Jane Williams, who lives in South Fulton, said she thinks there’s more the city can do.

“You should always know where your child is,” she said. “I do agree with legislation that would hold parents more accountable.”

Willis said her proposal was a result of requests from residents, and came about following a spate of crimes that have terrorized the city. Last spring, Fulton County police identified nearly two dozen people, most of them juveniles, who were stealing unlocked cars in gas stations and from driveways.

Since then, Willis said, there have been more break-ins and other crimes. So she proposed an incentive: the punishment of as many as 30 days in jail and a fine of up to $100 mirrors Georgia’s truancy law, Willis said. But the reasons for being subject to those penalties would be far broader in South Fulton.

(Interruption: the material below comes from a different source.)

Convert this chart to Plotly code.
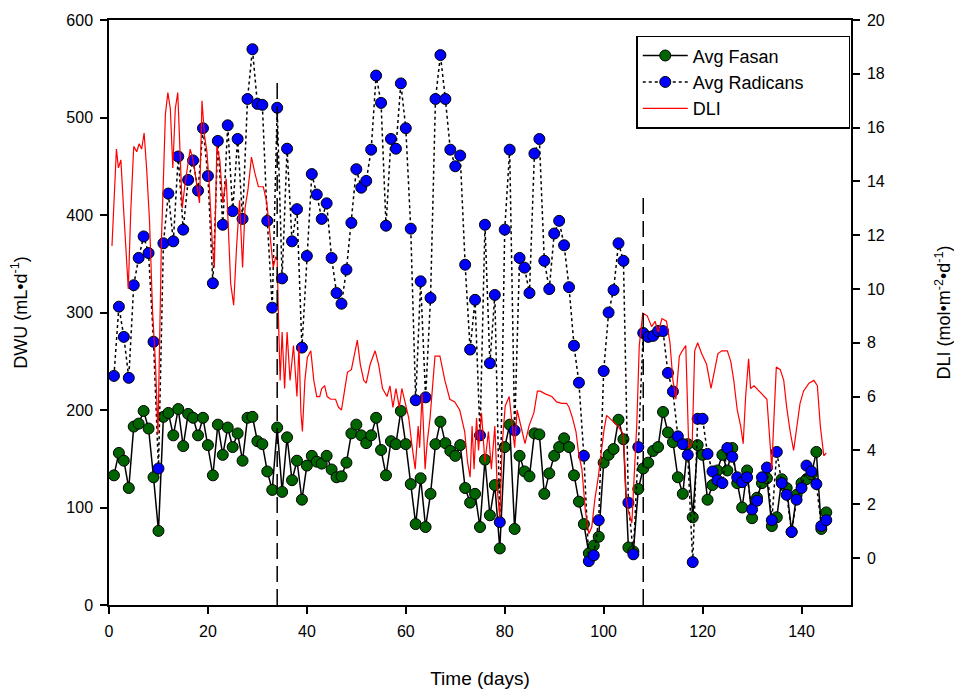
import plotly.graph_objects as go

# ---------------- data ----------------
days = list(range(1, 146))

fasan = [133, 156, 148, 120, 183, 186, 199, 181, 131, 76,
         193, 197, 174, 201, 163, 196, 192, 174, 192, 164,
         133, 185, 154, 182, 162, 176, 148, 192, 193, 168,
         165, 137, 118, 182, 116, 172, 128, 148, 108, 143,
         153, 147, 145, 153, 139, 131, 132, 146, 176, 185,
         174, 166, 174, 192, 159, 133, 168, 165, 199, 165,
         124, 83, 130, 80, 114, 165, 188, 166, 158, 153,
         164, 120, 105, 114, 80, 149, 92, 123, 58, 162,
         185, 78, 153, 137, 132, 176, 175, 114, 135, 153,
         162, 171, 162, 133, 106, 83, 53, 61, 70, 146,
         154, 160, 190, 170, 59, 55, 119, 140, 146, 158,
         162, 198, 177, 167, 131, 114, 165, 90, 164, 154,
         108, 123, 138, 154, 138, 161, 125, 100, 138, 89,
         110, 125, 130, 81, 90, 129, 120, 75, 113, 125,
         129, 134, 157, 78, 95]

radicans = [235, 306, 275, 233, 328, 356, 378, 361, 270, 140,
            371, 422, 373, 460, 385, 436, 456, 425, 489, 440,
            330, 476, 390, 492, 404, 478, 396, 519, 570, 514,
            513, 394, 305, 510, 335, 468, 373, 406, 264, 358,
            442, 421, 396, 412, 356, 320, 309, 344, 392, 447,
            428, 435, 467, 543, 515, 389, 478, 468, 535, 489,
            386, 210, 332, 213, 315, 519, 564, 519, 467, 450,
            461, 349, 262, 313, 174, 390, 248, 318, 85, 385,
            467, 179, 356, 346, 320, 463, 478, 353, 324, 381,
            394, 369, 326, 266, 228, 153, 45, 51, 87, 240,
            300, 323, 371, 353, 105, 52, 162, 279, 275, 276,
            281, 281, 238, 219, 173, 165, 154, 44, 191, 191,
            155, 137, 128, 125, 161, 152, 131, 126, 131, 98,
            107, 131, 141, 87, 157, 125, 113, 75, 108, 120,
            143, 137, 124, 81, 87]

dli_days = [0.6, 1.0, 1.5, 1.9, 2.4, 3.0, 3.5, 3.9, 4.4, 5.0, 5.6, 6.1, 6.6, 7.1, 7.6,
            8.2, 8.8, 9.4, 9.9, 10.2, 10.6, 11.0, 11.4, 11.9, 12.4, 12.9, 13.4, 13.9,
            14.3, 14.8, 15.3, 15.8, 16.4, 17.0, 17.6, 18.3, 18.8, 19.3, 19.8, 20.3,
            20.9, 21.3, 21.8, 22.4, 23.0, 23.7, 24.6, 25.2, 25.8, 26.4, 27.0, 27.5,
            28.1, 28.8, 29.5, 30.2, 31.2, 31.9, 32.5, 33.2, 33.7, 34.0, 34.3, 34.6,
            35.0, 35.5, 36.0, 36.6, 37.3, 38.0, 38.4, 38.8, 39.1, 39.6, 40.1, 40.8,
            41.4, 42.0, 42.6, 43.0, 43.6, 44.1, 44.8, 45.8, 46.4, 47.0, 47.6, 48.2,
            49.0, 49.8, 50.2, 50.8, 51.5, 52.0, 52.8, 53.8, 54.5, 55.3, 56.2, 56.8,
            57.4, 58.0, 58.7, 59.2, 60.0, 60.6, 61.2, 61.9, 62.5, 62.8, 63.3, 63.9,
            64.3, 64.9, 65.9, 66.9, 67.9, 68.9, 69.9, 70.9, 71.9, 72.5, 73.0, 73.4,
            73.8, 74.3, 74.7, 75.3, 76.0, 76.7, 77.3, 78.0, 78.5, 79.0, 79.5, 80.1,
            80.9, 81.5, 82.0, 82.5, 83.2, 84.1, 84.9, 85.9, 86.6, 87.2, 88.2, 89.5,
            90.5, 91.5, 92.5, 93.0, 93.7, 94.4, 95.0, 95.6, 96.3, 97.0, 97.6, 98.2,
            98.9, 99.6, 100.1, 100.6, 101.2, 102.2, 102.9, 103.6, 104.0, 104.5, 105.0,
            105.7, 106.2, 106.7, 107.2, 107.9, 108.8, 109.7, 110.4, 111.0, 111.8,
            112.7, 113.4, 114.0, 114.6, 115.3, 115.9, 116.6, 117.2, 117.9, 118.4,
            119.0, 119.8, 120.8, 121.7, 122.4, 123.1, 123.9, 125.0, 125.7, 126.3,
            127.0, 127.7, 128.2, 128.7, 129.3, 129.7, 130.4, 131.4, 132.4, 133.0,
            133.7, 134.0, 134.3, 134.9, 135.7, 136.4, 137.0, 137.7, 138.4, 139.0,
            139.7, 140.4, 141.5, 142.5, 143.2, 143.8, 144.5, 145.0]

dli = [11.6, 13.0, 15.2, 14.5, 14.8, 12.8, 11.0, 10.0, 12.9, 15.3, 15.1, 15.4, 15.2, 15.8, 14.5,
       12.5, 9.2, 7.2, 4.6, 7.8, 11.8, 14.1, 16.5, 17.3, 16.7, 14.5, 16.7, 17.3,
       15.3, 13.0, 13.8, 14.5, 15.2, 14.8, 14.1, 13.2, 17.0, 15.7, 15.1, 13.8,
       11.6, 10.8, 15.3, 14.8, 13.2, 14.1, 10.2, 9.4, 11.6, 13.3, 10.8, 13.0,
       13.7, 14.9, 14.3, 13.8, 13.8, 13.2, 12.1, 10.8, 11.2, 11.1, 8.6, 6.6,
       8.4, 6.3, 8.4, 6.6, 7.9, 6.0, 7.9, 5.4, 4.7, 6.6, 7.45, 7.7,
       6.6, 6.0, 6.0, 6.3, 6.4, 6.0, 5.9, 5.9, 5.6, 5.5, 6.2, 6.9,
       7.0, 7.7, 8.1, 7.2, 6.6, 6.5, 7.2, 7.7, 7.2, 6.3, 6.0, 6.4,
       5.6, 6.3, 5.6, 6.3, 5.6, 5.2, 4.25, 3.3, 4.9, 4.1, 6.1, 3.3,
       4.25, 5.2, 7.5, 7.5, 6.6, 5.9, 5.8, 5.5, 4.7, 3.55, 3.0, 4.9,
       3.3, 5.2, 4.0, 5.4, 3.55, 4.7, 3.3, 4.9, 2.55, 1.5, 4.25, 5.65,
       6.0, 5.0, 4.1, 5.5, 5.0, 4.25, 4.9, 5.4, 6.2, 6.2, 6.1, 6.0,
       5.8, 5.75, 5.75, 5.6, 5.2, 4.7, 3.8, 3.3, 1.75, 0.9, 1.15, 2.15,
       3.0, 4.1, 4.8, 5.3, 5.2, 5.0, 4.9, 4.7, 4.6, 2.3, 1.75,
       1.3, 3.3, 5.0, 7.9, 9.1, 9.0, 8.6, 8.8, 8.4, 8.9,
       8.8, 8.0, 6.6, 5.9, 7.5, 7.7, 7.9, 4.1, 4.25, 7.7,
       8.0, 7.6, 7.2, 6.3, 6.9, 7.6, 7.7, 7.7, 7.3, 6.6,
       5.5, 4.9, 4.25, 6.0, 7.4, 6.3, 6.4, 6.2, 6.0, 5.9,
       4.1, 3.3, 4.7, 7.1, 7.0, 6.6, 5.6, 4.7, 4.0, 4.9,
       5.75, 6.2, 6.5, 6.6, 6.4, 4.9, 3.8, 3.9]

phase_days = [34, 108]          # dashed vertical markers
phase_tops = [536, 418]         # DWU height where each dashed line starts

x_ticks = [0, 20, 40, 60, 80, 100, 120, 140]
dwu_ticks = [0, 100, 200, 300, 400, 500, 600]
dli_ticks = [0, 2, 4, 6, 8, 10, 12, 14, 16, 18, 20]

FONT = "Liberation Sans, Arial, sans-serif"
PAD = "\u00a0" * 8   # invisible padding to widen the legend box

fig = go.Figure()

fig.add_trace(go.Scatter(
    x=days, y=fasan, name="Avg Fasan", mode="lines+markers",
    legendgroup="a",
    line=dict(color="black", width=1.5),
    marker=dict(symbol="circle", size=11, color="#006400",
                line=dict(color="black", width=1)),
))
fig.add_trace(go.Scatter(
    x=days, y=radicans, name="Avg Radicans" + PAD, mode="lines+markers",
    legendgroup="b",
    line=dict(color="black", width=1.5, dash="dot"),
    marker=dict(symbol="circle", size=11, color="#0000ff",
                line=dict(color="black", width=1)),
))
fig.add_trace(go.Scatter(
    x=dli_days, y=dli, name="DLI", mode="lines", yaxis="y2",
    legendgroup="c",
    line=dict(color="#ff0000", width=1.2),
))

for d, top in zip(phase_days, phase_tops):
    fig.add_shape(type="line", xref="x", yref="y", x0=d, x1=d, y0=0, y1=top,
                  line=dict(color="black", width=1.5, dash="16px,7px"), layer="above")

axis_common = dict(showline=True, linecolor="black", linewidth=1.5, ticks="outside",
                   ticklen=7, tickwidth=1.5, tickcolor="black", showgrid=False,
                   zeroline=False, automargin=False, ticklabelstandoff=4,
                   tickfont=dict(family=FONT, size=16, color="black"))

fig.update_layout(
    width=954, height=686,
    margin=dict(l=101, r=111, t=12, b=89),
    paper_bgcolor="white", plot_bgcolor="white",
    font=dict(family=FONT, color="black"),
    xaxis=dict(range=[0, 150], tickvals=x_ticks, mirror=True,
               title=dict(text="Time (days)", font=dict(family=FONT, size=19), standoff=33),
               **axis_common),
    yaxis=dict(range=[0, 600], tickvals=dwu_ticks,
               title=dict(text="DWU (mL•d<sup>-1</sup>)", font=dict(family=FONT, size=18), standoff=34),
               **axis_common),
    yaxis2=dict(range=[-1.75, 20], tickvals=dli_ticks, overlaying="y", side="right",
                title=dict(text="DLI (mol•m<sup>-2</sup>•d<sup>-1</sup>)", font=dict(family=FONT, size=18), standoff=54),
                **axis_common),
    legend=dict(x=0.999, y=0.973, xanchor="right", yanchor="top",
                bgcolor="white", bordercolor="black", borderwidth=1.5,
                font=dict(family=FONT, size=18, color="black"),
                tracegroupgap=0, itemwidth=45),
    showlegend=True,
)

fig.write_html("out.html")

Parents could run afoul of the law if their children bring unregistered guns or non-prescribed controlled substances into the house, or if they destroy property, have stolen items or possess alcohol.

Willis said the goal of her ordinance is not punishment — the current draft calls for parents or guardians to attend a parenting class or complete a diversion program through the city. But if parents are not engaged with their children, Willis said she wants to push them to act.

“These are the things we should be doing as parents for kids anyway,” she said. “You have parents who just don’t care. … At the end of the day, you are responsible.”

Parents can’t help in every instance, though. Tracy L. Rolle, whose younger brother was sent to prison with a mandatory 15-year sentence, said her mother did everything she could to help her son. If the law had been on the books when she was growing up, Rolle said, her mother — who had eight children — would have been sent to jail, or been stuck paying fine after fine.

“It’s crazy,” said Rolle, who now owns a pretrial diversion program. “You can’t divorce your children.”

Fines and jail time have problems, Waldman said. The $100 fee could have gone toward food, and sending a parent to jail could get a child in touch with the Division of Family and Children Services. Both add additional stressors that could hurt families more than they help them.

In upstate New York, North Tonawanda Police Chief Roger Zgolak said the ordinance came about in his city, last fall, because the existing curfew law lacked teeth.

His city’s law calls for a maximum $250 fine and 15 days in jail. So far, he said, it’s been well received. It also hasn’t been used.

“We have yet to cite a parent for this ordinance. It’s our hope that we’ll never have to,” Zgolak said. “We aren’t looking to lock parents up every single day. We’re looking for them to take an active role. Maybe they’ve gotten the message.”